Anonymous wrote:If you have any assets you intend to leave in inheritance, step 1 is to give 80% of them away to wherever you would have sent them if you'd never met your GF. (Children, charity, whatever.) Protect your relationship by taking money out of the the equation.


Try this experiment. Tell your girlfriend that you were thinking about the trauma after your wife died and decided to spare your children some of that. Therefore you put all your assets in trust for them and sny grand children. Suggest she might want to think about that too.

Then see if she hangs around.
Anonymous
Post 02/04/2026 16:35     Subject: My adult children said they will never meet my SO

50 something women are only willing to marry 70 something men because she’s hoping you’ll croak soon and she’ll get all your money. If it’s true love, she will be fine not marrying. You should not remarry.
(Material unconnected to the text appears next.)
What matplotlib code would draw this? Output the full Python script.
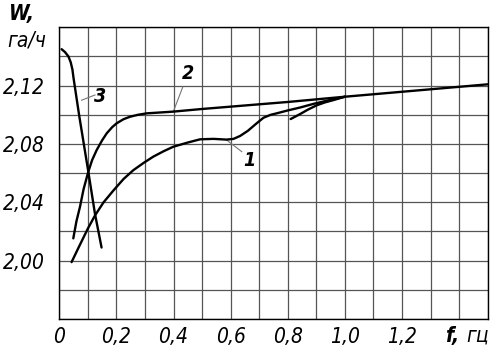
import matplotlib
matplotlib.use("Agg")
import matplotlib.pyplot as plt

# ---- data ----
curve1_x = [0.043, 0.07, 0.10, 0.125, 0.155, 0.189, 0.225, 0.259, 0.295, 0.329, 0.365, 0.399,
            0.45, 0.493, 0.54, 0.586, 0.61, 0.633, 0.66, 0.69, 0.715, 0.74, 0.761, 0.80,
            0.843, 0.89, 0.937, 1.0]
curve1_y = [1.999, 2.010, 2.022, 2.031, 2.040, 2.048, 2.056, 2.062, 2.067, 2.0713, 2.075, 2.0781,
            2.081, 2.0832, 2.0835, 2.0830, 2.0835, 2.0855, 2.089, 2.094, 2.098, 2.100, 2.101, 2.103,
            2.105, 2.1075, 2.1097, 2.1124]

curve2_x = [0.049, 0.06, 0.0725, 0.085, 0.1016, 0.115, 0.131, 0.15, 0.166, 0.185, 0.201, 0.225,
            0.248, 0.275, 0.306, 0.40, 0.50, 0.60, 0.70, 0.80, 0.90, 1.0, 1.2, 1.5]
curve2_y = [2.0153, 2.027, 2.037, 2.049, 2.061, 2.069, 2.0759, 2.0825, 2.0873, 2.0915, 2.0942, 2.097,
            2.0987, 2.100, 2.101, 2.1022, 2.104, 2.1056, 2.1072, 2.1088, 2.1106, 2.1124, 2.1158, 2.1209]

curve3_x = [0.008, 0.02, 0.032, 0.040, 0.046, 0.05, 0.07, 0.1016, 0.125, 0.148]
curve3_y = [2.145, 2.143, 2.140, 2.136, 2.131, 2.125, 2.099, 2.061, 2.032, 2.009]

curve4_x = [0.81, 0.843, 0.87, 0.901, 0.93, 0.96, 1.0]
curve4_y = [2.0971, 2.1005, 2.1035, 2.1065, 2.1085, 2.1101, 2.1124]

x_ticks = [0, 0.2, 0.4, 0.6, 0.8, 1.0, 1.2]
x_tick_labels = ["0", "0,2", "0,4", "0,6", "0,8", "1,0", "1,2"]
y_ticks = [2.00, 2.04, 2.08, 2.12]
y_tick_labels = ["2,00", "2,04", "2,08", "2,12"]

curve_labels = ["1", "2", "3"]
label_pos = [(0.665, 2.069), (0.452, 2.1285), (0.143, 2.1124)]
leader_start = [(0.586, 2.0827), (0.399, 2.1021), (0.078, 2.110)]
leader_end = [(0.639, 2.0747), (0.432, 2.1189), (0.125, 2.1136)]

plt.rcParams['font.family'] = ['DejaVu Sans']

fig = plt.figure(figsize=(4.95, 3.52), dpi=100)
ax = fig.add_axes([59.3 / 495, 1 - 319 / 352, (487.7 - 59.3) / 495, (319 - 27.3) / 352])

ax.set_xlim(0, 1.5)
ax.set_ylim(1.96, 2.16)

# grid
for i in range(16):
    ax.axvline(i * 0.1, color="#555555", lw=0.9, zorder=1)
for j in range(11):
    ax.axhline(1.96 + j * 0.02, color="#555555", lw=0.9, zorder=1)

lw = 1.7
for xs, ys in [(curve1_x, curve1_y), (curve2_x, curve2_y), (curve3_x, curve3_y), (curve4_x, curve4_y)]:
    ax.plot(xs, ys, color="black", lw=lw, solid_joinstyle="round", solid_capstyle="round", zorder=3)

for lab, pos, s, e in zip(curve_labels, label_pos, leader_start, leader_end):
    ax.plot([s[0], e[0]], [s[1], e[1]], color="#777777", lw=0.8, zorder=2)
    ax.text(pos[0], pos[1], lab, ha="center", va="center", fontsize=14, style="italic",
            fontweight="bold", fontstretch="condensed", zorder=4)

ax.set_xticks(x_ticks)
ax.set_xticklabels(x_tick_labels)
ax.set_yticks(y_ticks)
ax.set_yticklabels(y_tick_labels)
ax.tick_params(length=0, labelsize=15)
for t in ax.get_xticklabels() + ax.get_yticklabels():
    t.set_style("italic")
    t.set_fontstretch("condensed")
ax.tick_params(axis="y", pad=10)
ax.tick_params(axis="x", pad=6)

for sp in ax.spines.values():
    sp.set_color("black")
    sp.set_linewidth(1.0)

fig.text(445 / 495, 1 - 336 / 352, "f,", fontsize=15, style="italic", fontweight="bold",
         fontstretch="condensed", ha="left", va="center")
fig.text(466 / 495, 1 - 336 / 352, "гц", fontsize=15, style="italic", fontstretch="condensed",
         ha="left", va="center")
fig.text(22 / 495, 1 - 14 / 352, "W,", fontsize=15, style="italic", fontweight="bold",
         fontstretch="condensed", ha="center", va="center")
fig.text(27 / 495, 1 - 41 / 352, "га/ч", fontsize=15, style="italic", fontstretch="condensed",
         ha="center", va="center")

fig.savefig("out.png", dpi=100)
But you sound like a typical old fool…so at least give your kids all the sentimental things (photos, your wife’s jewelry, family heirlooms, your wife’s personal items and collectibles) before you marry this witch.
Anonymous
Post 02/04/2026 15:56     Subject: My adult children said they will never meet my SO

Sir you’re a chump for love and too old.
Anonymous
Post 02/04/2026 15:45     Subject: My adult children said they will never meet my SO

Dating is supposed to be fun. Fighting on the phone (or anywhere else) is not fun.
Anonymous
Post 02/04/2026 15:06     Subject: My adult children said they will never meet my SO

If you have any assets you intend to leave in inheritance, step 1 is to give 80% of them away to wherever you would have sent them if you'd never met your GF. (Children, charity, whatever.) Protect your relationship by taking money out of the the equation.
Anonymous
Post 02/04/2026 15:03     Subject: My adult children said they will never meet my SO



Well I hope all this is fiction, OP. You've reached middle age without any sensitivity to other people's feelings, and without much in the way of filter, emotional control or sense of propriety.

I hope your children find happiness and success in life without you.